Yesterday I wrote a gloomy post about education, suggesting that despite decades of punditry that identify heroes and villains with abandon, “You can go down the list of every ed reform ever touted, and they either can’t scale up, turn out to have ambiguous results when proper studies are done, or simply wash out over time.” I’ve been meaning for a while to post something else on this subject, because Bob Somerby has been beating this drum for a while. Here’s Bob:
NAEP scores for black kids and Hispanic kids are way up, in reading and math, in the past dozen years….But so what? Everyone agrees to avoid discussing these large score gains, even as we wring our hands about school reform and savage America’s teachers, along with their infernal unions. We think we understand Kevin’s view of this matter; a few months ago, he said those score gains don’t mean all that much because they haven’t been matched in NAEP testing at the 17-year-old level. (In that sense, they might be said to “wash out over time,” although the kids recording the higher scores haven’t turned 17 yet.) That said, the score gains at earlier ages are very large — and yet, we all agree to ignore them, seeming to find them unworthy of exploration.
NAEP scores are widely considered pretty reliable, and we’ve been conducting NAEP tests for several decades. So what do they show about gains among black kids? The basic chart is on the right. The data comes from this report, which provides both reading and math scores for black, white, and Hispanic kids at three different age levels since 1971.
I don’t really want to spin this any particular way.
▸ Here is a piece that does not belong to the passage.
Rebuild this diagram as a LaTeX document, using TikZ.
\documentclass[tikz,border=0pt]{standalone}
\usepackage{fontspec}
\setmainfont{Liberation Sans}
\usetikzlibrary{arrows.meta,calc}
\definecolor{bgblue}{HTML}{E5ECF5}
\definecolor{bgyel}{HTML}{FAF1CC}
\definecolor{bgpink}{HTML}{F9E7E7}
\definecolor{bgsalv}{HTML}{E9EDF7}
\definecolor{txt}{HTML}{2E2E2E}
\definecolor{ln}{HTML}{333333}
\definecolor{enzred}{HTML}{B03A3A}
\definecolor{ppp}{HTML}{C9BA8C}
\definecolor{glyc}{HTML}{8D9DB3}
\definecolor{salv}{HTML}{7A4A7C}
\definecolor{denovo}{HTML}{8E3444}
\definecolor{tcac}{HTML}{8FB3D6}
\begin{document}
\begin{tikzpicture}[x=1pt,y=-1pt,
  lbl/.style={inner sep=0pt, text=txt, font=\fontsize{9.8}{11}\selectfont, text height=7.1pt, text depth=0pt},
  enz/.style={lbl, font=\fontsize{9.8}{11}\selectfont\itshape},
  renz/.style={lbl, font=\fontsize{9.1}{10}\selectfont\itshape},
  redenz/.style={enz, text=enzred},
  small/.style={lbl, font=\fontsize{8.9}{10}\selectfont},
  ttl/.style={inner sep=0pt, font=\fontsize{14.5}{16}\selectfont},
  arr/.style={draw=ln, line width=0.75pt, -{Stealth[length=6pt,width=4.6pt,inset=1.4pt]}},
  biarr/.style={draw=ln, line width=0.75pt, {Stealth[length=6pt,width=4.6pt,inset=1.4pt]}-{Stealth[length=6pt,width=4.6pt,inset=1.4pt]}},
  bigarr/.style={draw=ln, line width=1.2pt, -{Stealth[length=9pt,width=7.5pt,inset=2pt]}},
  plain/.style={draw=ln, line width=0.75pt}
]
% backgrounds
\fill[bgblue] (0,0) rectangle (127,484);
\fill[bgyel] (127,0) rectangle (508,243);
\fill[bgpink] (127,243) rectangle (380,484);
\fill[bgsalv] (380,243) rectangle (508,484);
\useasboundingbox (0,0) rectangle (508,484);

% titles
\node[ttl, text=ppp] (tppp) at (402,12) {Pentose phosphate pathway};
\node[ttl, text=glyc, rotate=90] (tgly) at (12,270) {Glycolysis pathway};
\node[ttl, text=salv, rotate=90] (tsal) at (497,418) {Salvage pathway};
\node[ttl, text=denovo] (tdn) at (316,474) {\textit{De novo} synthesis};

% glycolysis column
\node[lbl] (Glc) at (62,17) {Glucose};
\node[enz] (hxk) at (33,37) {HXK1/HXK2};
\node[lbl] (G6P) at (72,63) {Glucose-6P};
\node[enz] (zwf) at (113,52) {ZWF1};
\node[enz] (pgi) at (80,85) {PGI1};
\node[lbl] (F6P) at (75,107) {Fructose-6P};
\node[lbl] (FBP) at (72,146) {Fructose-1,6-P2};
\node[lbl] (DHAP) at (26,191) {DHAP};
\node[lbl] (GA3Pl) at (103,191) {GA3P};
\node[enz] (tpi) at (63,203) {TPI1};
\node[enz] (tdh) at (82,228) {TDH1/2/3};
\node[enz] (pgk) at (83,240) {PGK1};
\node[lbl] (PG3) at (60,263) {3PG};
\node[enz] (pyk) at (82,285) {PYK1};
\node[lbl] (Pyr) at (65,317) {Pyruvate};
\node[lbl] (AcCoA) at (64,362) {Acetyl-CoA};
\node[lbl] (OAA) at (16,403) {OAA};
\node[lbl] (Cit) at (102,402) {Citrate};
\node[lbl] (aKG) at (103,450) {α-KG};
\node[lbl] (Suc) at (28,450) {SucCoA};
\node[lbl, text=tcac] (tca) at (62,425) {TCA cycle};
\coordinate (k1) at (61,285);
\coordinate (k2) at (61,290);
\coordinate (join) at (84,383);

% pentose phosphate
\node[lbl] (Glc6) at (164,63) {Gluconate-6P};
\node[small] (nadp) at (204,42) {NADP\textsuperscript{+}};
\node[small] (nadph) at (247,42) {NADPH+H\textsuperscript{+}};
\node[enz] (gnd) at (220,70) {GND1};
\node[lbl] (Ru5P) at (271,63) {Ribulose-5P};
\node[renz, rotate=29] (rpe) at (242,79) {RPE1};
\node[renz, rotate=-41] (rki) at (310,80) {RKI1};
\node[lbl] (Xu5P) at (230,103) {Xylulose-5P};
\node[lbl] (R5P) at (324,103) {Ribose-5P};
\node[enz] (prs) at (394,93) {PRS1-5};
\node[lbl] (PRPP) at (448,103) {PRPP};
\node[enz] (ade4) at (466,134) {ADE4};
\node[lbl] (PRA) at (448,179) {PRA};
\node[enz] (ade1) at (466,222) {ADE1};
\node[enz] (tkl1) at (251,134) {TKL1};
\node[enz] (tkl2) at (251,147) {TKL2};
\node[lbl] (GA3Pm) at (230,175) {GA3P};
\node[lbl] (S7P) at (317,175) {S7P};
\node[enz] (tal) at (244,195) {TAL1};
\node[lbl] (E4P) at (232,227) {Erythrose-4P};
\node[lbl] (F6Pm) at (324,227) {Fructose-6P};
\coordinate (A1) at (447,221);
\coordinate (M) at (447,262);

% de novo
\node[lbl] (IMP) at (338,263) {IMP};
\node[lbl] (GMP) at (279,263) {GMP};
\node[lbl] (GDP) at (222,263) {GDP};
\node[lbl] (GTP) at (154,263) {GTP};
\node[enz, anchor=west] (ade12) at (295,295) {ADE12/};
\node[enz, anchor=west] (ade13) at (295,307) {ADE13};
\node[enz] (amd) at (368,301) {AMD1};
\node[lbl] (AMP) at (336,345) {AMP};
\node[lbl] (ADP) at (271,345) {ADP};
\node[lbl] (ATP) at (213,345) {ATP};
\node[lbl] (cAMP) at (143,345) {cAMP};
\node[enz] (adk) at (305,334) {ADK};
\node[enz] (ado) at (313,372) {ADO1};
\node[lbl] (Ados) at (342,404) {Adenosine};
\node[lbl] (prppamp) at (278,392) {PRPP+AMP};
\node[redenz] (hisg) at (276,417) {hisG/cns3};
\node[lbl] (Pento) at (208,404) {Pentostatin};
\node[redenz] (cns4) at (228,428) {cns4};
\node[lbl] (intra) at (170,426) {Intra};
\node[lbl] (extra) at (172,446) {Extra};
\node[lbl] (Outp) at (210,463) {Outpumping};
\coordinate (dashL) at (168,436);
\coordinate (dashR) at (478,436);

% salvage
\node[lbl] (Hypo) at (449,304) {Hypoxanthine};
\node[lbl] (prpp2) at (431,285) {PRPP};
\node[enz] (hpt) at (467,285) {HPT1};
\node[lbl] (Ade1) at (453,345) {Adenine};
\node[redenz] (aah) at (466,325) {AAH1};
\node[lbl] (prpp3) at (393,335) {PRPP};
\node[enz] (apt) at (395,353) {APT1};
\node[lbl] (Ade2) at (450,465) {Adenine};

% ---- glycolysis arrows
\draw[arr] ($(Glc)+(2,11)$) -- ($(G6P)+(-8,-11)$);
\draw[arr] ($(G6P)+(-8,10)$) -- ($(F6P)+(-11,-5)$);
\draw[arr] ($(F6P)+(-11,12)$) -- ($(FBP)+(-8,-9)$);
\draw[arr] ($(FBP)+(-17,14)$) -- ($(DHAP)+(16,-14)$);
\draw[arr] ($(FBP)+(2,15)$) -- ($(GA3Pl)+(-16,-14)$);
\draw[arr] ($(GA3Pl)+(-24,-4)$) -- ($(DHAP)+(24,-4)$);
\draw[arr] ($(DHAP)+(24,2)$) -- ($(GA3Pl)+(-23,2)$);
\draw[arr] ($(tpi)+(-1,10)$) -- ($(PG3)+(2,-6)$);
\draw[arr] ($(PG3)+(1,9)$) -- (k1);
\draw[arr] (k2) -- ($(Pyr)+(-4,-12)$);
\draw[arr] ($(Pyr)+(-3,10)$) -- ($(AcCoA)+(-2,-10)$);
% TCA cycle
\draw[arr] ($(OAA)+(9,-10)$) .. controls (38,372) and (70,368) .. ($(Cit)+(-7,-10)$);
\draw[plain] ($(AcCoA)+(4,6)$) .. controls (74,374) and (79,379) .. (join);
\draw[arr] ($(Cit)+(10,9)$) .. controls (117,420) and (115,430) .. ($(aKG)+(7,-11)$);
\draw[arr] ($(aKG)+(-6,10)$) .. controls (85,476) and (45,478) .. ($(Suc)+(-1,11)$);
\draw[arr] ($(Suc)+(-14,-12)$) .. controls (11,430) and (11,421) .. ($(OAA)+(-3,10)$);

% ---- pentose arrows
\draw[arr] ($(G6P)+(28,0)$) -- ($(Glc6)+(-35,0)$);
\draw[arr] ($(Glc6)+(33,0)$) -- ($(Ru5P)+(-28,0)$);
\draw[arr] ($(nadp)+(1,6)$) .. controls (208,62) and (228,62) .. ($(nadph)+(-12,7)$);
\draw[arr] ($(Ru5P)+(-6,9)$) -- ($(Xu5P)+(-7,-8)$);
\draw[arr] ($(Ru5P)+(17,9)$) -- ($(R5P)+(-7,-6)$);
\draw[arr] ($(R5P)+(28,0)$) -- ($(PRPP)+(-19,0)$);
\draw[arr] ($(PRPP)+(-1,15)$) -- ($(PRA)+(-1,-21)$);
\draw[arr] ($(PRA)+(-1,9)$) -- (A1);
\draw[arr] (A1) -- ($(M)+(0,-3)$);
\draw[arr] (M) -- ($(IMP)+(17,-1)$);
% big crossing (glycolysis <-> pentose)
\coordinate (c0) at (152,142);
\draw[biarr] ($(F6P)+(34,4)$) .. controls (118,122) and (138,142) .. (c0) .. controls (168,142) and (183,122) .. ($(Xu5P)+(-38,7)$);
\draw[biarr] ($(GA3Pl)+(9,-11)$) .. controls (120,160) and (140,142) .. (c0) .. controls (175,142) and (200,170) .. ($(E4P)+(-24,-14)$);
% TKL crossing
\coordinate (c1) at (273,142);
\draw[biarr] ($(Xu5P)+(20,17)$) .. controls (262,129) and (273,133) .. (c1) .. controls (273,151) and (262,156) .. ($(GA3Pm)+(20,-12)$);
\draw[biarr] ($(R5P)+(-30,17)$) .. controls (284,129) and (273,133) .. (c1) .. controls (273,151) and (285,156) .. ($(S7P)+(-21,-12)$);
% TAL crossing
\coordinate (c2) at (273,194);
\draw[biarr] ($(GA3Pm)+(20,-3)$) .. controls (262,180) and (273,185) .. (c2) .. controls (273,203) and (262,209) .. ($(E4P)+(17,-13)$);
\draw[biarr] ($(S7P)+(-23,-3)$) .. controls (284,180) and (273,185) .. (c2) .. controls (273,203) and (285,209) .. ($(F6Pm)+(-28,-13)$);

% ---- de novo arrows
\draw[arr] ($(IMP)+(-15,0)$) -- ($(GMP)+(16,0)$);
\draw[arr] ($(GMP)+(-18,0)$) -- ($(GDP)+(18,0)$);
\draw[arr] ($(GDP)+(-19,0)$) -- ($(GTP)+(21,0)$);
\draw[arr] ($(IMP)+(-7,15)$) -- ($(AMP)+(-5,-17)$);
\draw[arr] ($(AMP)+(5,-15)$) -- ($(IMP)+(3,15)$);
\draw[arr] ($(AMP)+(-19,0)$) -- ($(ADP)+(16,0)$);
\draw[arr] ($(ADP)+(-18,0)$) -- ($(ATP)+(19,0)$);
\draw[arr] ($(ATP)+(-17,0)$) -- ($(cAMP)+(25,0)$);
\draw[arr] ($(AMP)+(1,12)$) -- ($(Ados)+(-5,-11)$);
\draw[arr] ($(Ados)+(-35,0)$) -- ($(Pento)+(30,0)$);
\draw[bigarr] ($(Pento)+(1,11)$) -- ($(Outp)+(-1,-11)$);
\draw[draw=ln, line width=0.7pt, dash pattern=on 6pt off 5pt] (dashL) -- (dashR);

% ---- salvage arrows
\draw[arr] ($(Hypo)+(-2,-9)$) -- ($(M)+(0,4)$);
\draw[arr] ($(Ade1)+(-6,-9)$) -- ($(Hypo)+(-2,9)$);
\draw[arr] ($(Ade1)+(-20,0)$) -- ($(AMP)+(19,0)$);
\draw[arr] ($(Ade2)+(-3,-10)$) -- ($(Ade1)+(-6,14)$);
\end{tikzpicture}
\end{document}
I just want everyone to see the basic data so we’re working from similar baselines. Roughly speaking, there were substantial gains at all grade levels between 1971 and 1988. After that, there was a decade of stagnation.
Then, after that, there was a decade of qualified progress. I say “qualified” because it’s hard to draw any firm conclusions from it. Since the late-nineties, 9-year-old black kids have improved their reading scores 18 points. Ten points on the NAEP is roughly a grade level, so that’s pretty impressive. 13-year olds improved nine points. 17-year olds improved two points.
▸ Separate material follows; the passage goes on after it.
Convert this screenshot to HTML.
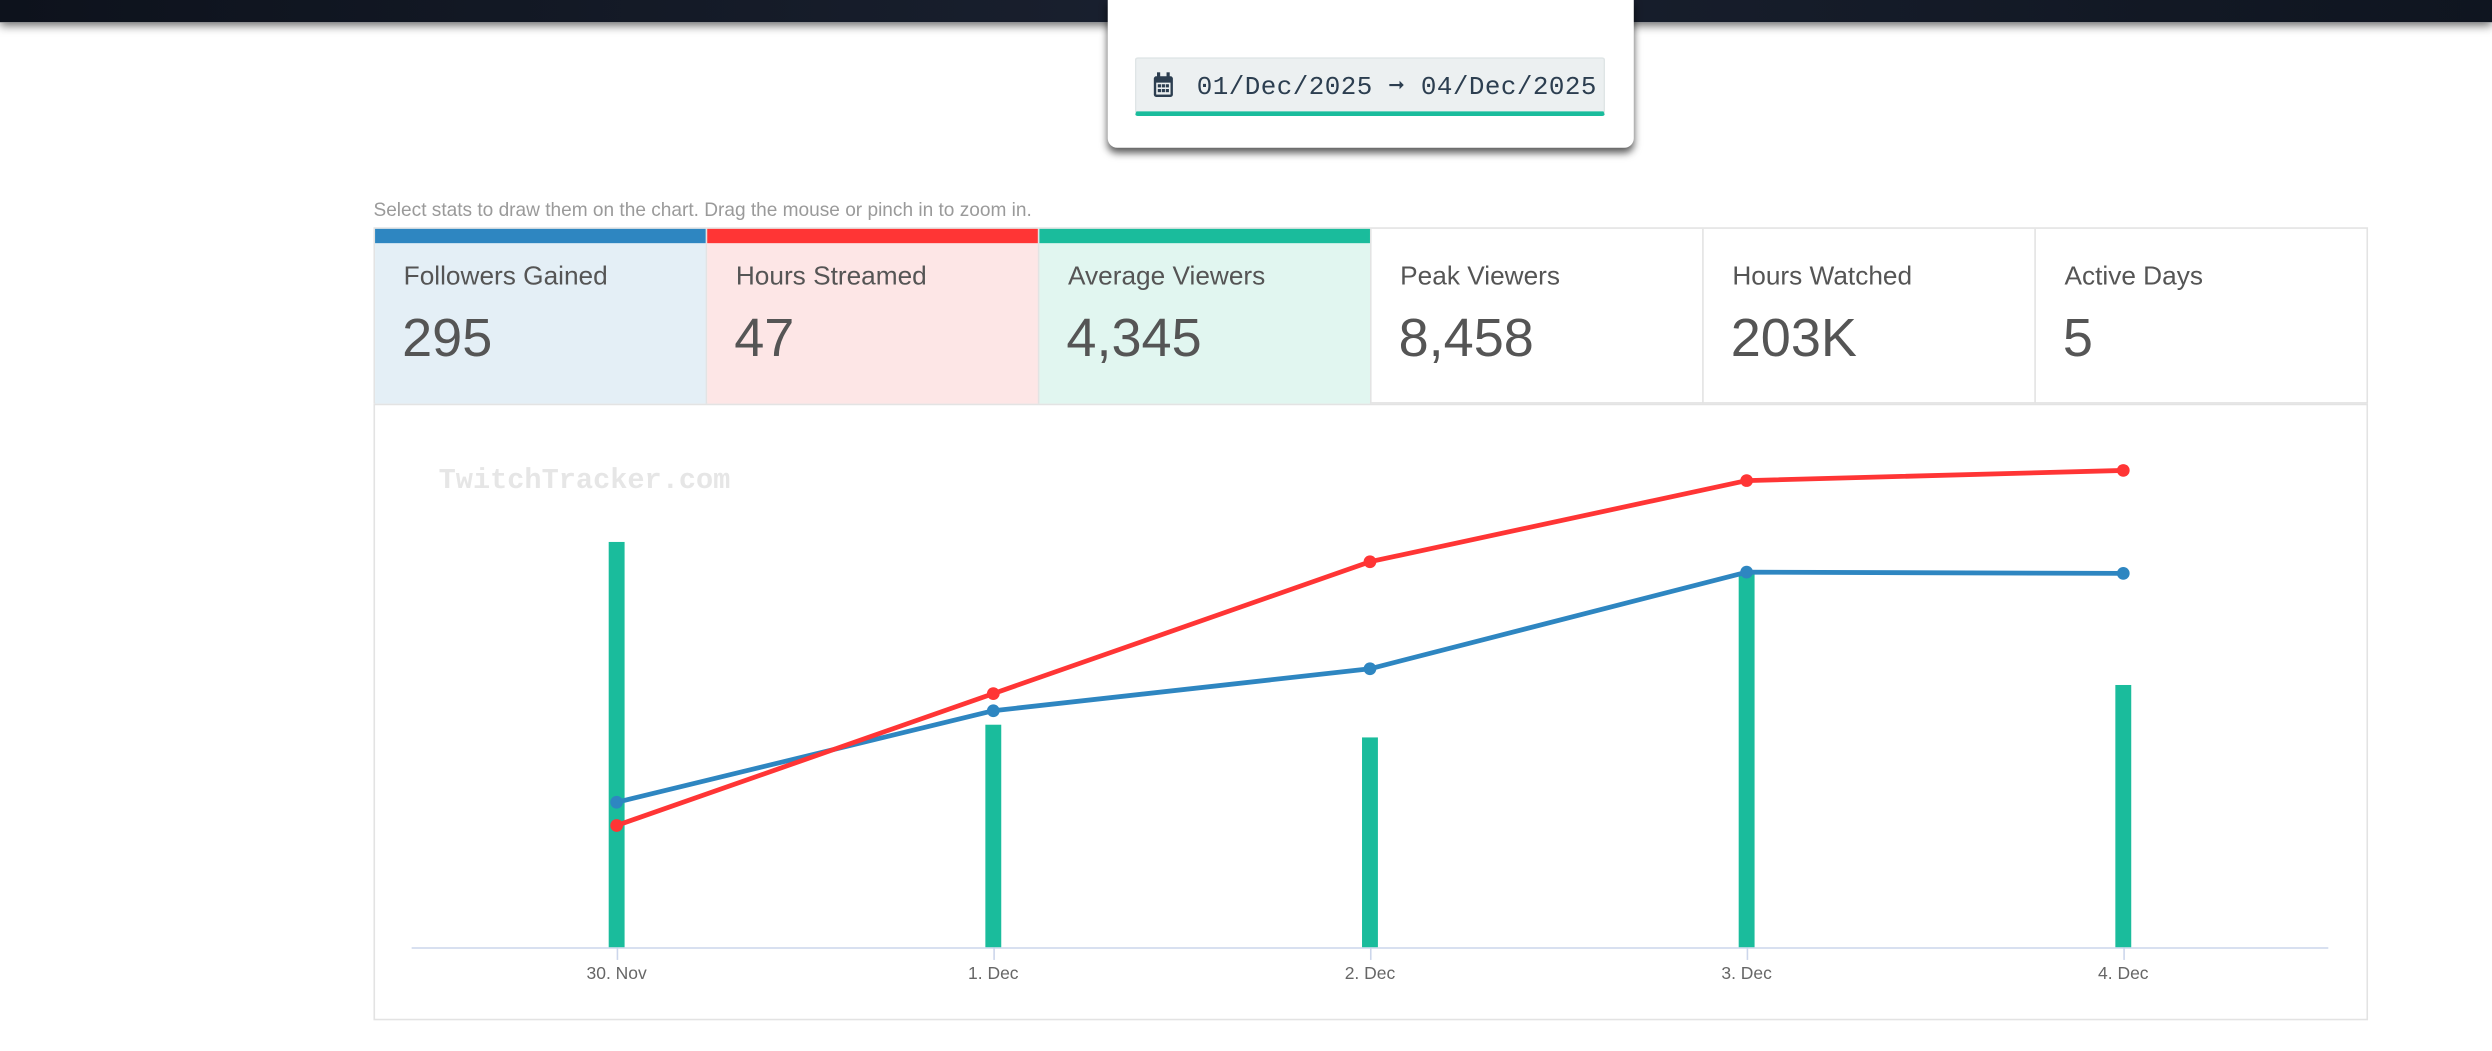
<!DOCTYPE html>
<html><head><meta charset="utf-8">
<style>
html,body{margin:0;padding:0;width:2492px;height:1051px;overflow:hidden;background:#fff;font-family:"Liberation Sans",sans-serif;}
#wrap{position:absolute;left:0;top:0;width:1568px;height:661px;transform:scale(1.58929);transform-origin:0 0;}
.topbar{position:absolute;left:0;top:0;width:1568px;height:14px;background:linear-gradient(90deg,#0d121c,#1a2130 50%,#0f1520);box-shadow:0 2px 6px rgba(0,0,0,.6);}
.popup{position:absolute;left:697px;top:0;width:331px;height:93px;background:#fff;border-radius:0 0 6px 6px;box-shadow:0 3px 5px rgba(0,0,0,.65);}
.dateinput{position:absolute;left:17px;top:36px;width:294px;height:33px;background:#ecf0f1;border:1px solid #dfe5e6;border-bottom:3px solid #1abc9c;border-radius:2px;}
.dtext{position:absolute;left:38px;top:7px;font-family:"Liberation Mono",monospace;font-size:16.3px;letter-spacing:0.3px;color:#2c3e50;white-space:nowrap;}
.caption{position:absolute;left:235px;top:125px;font-size:12px;color:#9a9a9a;}
.cards{position:absolute;left:235px;top:143px;width:1255px;height:111px;border:1px solid #e3e3e3;box-sizing:border-box;}
.card{position:absolute;top:0;height:110px;width:209px;box-sizing:border-box;border-right:1px solid #e3e3e3;}
.card .bar{position:absolute;left:0;top:0;width:100%;height:9px;}
.card .lbl{position:absolute;left:18px;top:21px;font-size:16.5px;color:#555;}
.card .val{position:absolute;left:17px;top:50px;font-size:34px;color:#555;}
.chartbox{position:absolute;left:235px;top:254px;width:1255px;height:388px;border:1px solid #e3e3e3;box-sizing:border-box;}
</style></head><body>
<div id="wrap">
<div class="topbar"></div>
<div class="popup">
 <div class="dateinput">
  <svg style="position:absolute;left:10px;top:8px" width="14" height="17" viewBox="0 0 14 17"><rect x="1" y="3" width="12" height="13" rx="1.5" fill="#2c3e50"/><rect x="3" y="0.5" width="2" height="4" fill="#2c3e50"/><rect x="9" y="0.5" width="2" height="4" fill="#2c3e50"/><rect x="2.5" y="7" width="9" height="7.5" fill="#ecf0f1"/><g fill="#2c3e50"><rect x="3.5" y="8" width="2" height="2"/><rect x="6" y="8" width="2" height="2"/><rect x="8.5" y="8" width="2" height="2"/><rect x="3.5" y="11" width="2" height="2"/><rect x="6" y="11" width="2" height="2"/><rect x="8.5" y="11" width="2" height="2"/></g></svg>
  <div class="dtext">01/Dec/2025 ➞ 04/Dec/2025</div>
 </div>
</div>
<div class="caption">Select stats to draw them on the chart. Drag the mouse or pinch in to zoom in.</div>
<div class="cards">
 <div class="card" style="left:0;background:#e4eff6"><div class="bar" style="background:#2e86c1"></div><div class="lbl">Followers Gained</div><div class="val">295</div></div>
 <div class="card" style="left:209px;background:#fde6e6"><div class="bar" style="background:#ff3535"></div><div class="lbl">Hours Streamed</div><div class="val">47</div></div>
 <div class="card" style="left:418px;background:#e1f6f0"><div class="bar" style="background:#1abc9c"></div><div class="lbl">Average Viewers</div><div class="val">4,345</div></div>
 <div class="card" style="left:627px"><div class="lbl">Peak Viewers</div><div class="val">8,458</div></div>
 <div class="card" style="left:836px"><div class="lbl">Hours Watched</div><div class="val">203K</div></div>
 <div class="card" style="left:1045px;border-right:none"><div class="lbl">Active Days</div><div class="val">5</div></div>
</div>
<div class="chartbox"></div>
<svg id="chart" style="position:absolute;left:0;top:0" width="1568" height="661"></svg>
</div>
<script>
const categories=["30. Nov","1. Dec","2. Dec","3. Dec","4. Dec"];
const avgViewers=[5100,2800,2640,4720,3300];
const hoursStreamed=[12,25,38,46,47];
const followersGained=[114,186,219,295,294];
const avgMax=6000, hoursMax=47, followersMax=375;
const svg=document.getElementById('chart');
const NS='http://www.w3.org/2000/svg';
const x0=388, dx=237, yBottom=596, plotH=300;
function xPos(i){return x0+i*dx;}
function yScale(v,max){return yBottom-v/max*plotH;}
function mk(tag,attrs){const e=document.createElementNS(NS,tag);for(const k in attrs)e.setAttribute(k,attrs[k]);svg.appendChild(e);return e;}
let t=mk('text',{x:276,y:307,'font-family':'Liberation Mono, monospace','font-weight':'bold','font-size':18,fill:'#e6e6e6'});
t.textContent='TwitchTracker.com';


let ax=mk('line',{x1:259,x2:1465,y1:yBottom+0.5,y2:yBottom+0.5,stroke:'#ccd6eb','stroke-width':1});


categories.forEach((c,i)=>{
  const tk=mk('line',{x1:xPos(i)+0.5,x2:xPos(i)+0.5,y1:yBottom,y2:yBottom+8,stroke:'#ccd6eb'});
  
  
  const l=mk('text',{x:xPos(i),y:616,'text-anchor':'middle','font-size':11,fill:'#666'});
  l.textContent=c;
  
  
});
avgViewers.forEach((v,i)=>{
  const y=yScale(v,avgMax);
  const b=mk('rect',{x:xPos(i)-5,y:y,width:10,height:yBottom-y,fill:'#1abc9c'});
  
  
});
function line(vals,max,color,name){
  const pts=vals.map((v,i)=>xPos(i)+','+yScale(v,max)).join(' ');
  const p=mk('polyline',{points:pts,fill:'none',stroke:color,'stroke-width':3,'stroke-linejoin':'round'});
  
  
  vals.forEach((v,i)=>{
    const c=mk('circle',{cx:xPos(i),cy:yScale(v,max),r:4,fill:color});
    
    
  });
}
line(followersGained,followersMax,'#2e86c1','followers');
line(hoursStreamed,hoursMax,'#ff3535','hours-streamed');
</script>
</body></html>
What does that mean? I just don’t know. The gains among 9-year-olds are genuinely extraordinary (white kids also improved during this period, but only by seven points). Two grade levels is a huge difference. But half the improvement washed out in just the next four years. And in the four years after that the rest of it washed out. Reading scores among 17-year-old black kids have been flat for two decades. Ditto for white and Hispanic kids.
Now, this doesn’t mean that whatever happened in 1999 doesn’t matter. School reforms generally start at the elementary level and work their way up. So maybe we just haven’t had time for the reforms of the past decade to show up among 17-year-olds. It’s also true that dropout rates confound the data gathering at higher age levels.
But I’d be lying if I didn’t say that I’m skeptical. It’s true that there’s some evidence in the data that the gains of the 70s and 80s were staggered: age 9 first, then age 13, then age 17. But only partly. Generally speaking, all three cohorts progressed at the same time. This time around we aren’t seeing it. 9-year-old black kids improved their reading scores by a stunning 14 points in the single period between 1999 and 2004. These are the 13-year-olds of the next testing period, but 13-year-olds only gained three points between 2004 and 2008.
So…..I’m not sure where to go from here. Bob is right that test scores1 among 9-year-old black kids have made impressive progress over the past decade, and this gets largely ignored by a media that seems interested only in dramatic tales of heroic reformers and evil teacher’s unions. On the other hand, none of this progress matters much unless those improvements are persistent. If the gains all wash out by the time kids graduate from high school, they haven’t done any good.
So that’s the data. It shows what it shows, and the story is partly encouraging and partly not. It’s also unfinished (data always is), and in any case, I don’t know of anyone who’s adequately explained why we’ve seen such impressive elementary school gains over the past decade. Without that, we hardly know what our next steps ought to be. Caveat emptor.
1Math scores have shown similar patterns: big gains at age 9, smaller gains at age 13, and very small gains at age 17.
UPDATE: Chart corrected to show the time series data more accurately. Thanks to Chad Orzel for the Excel lesson.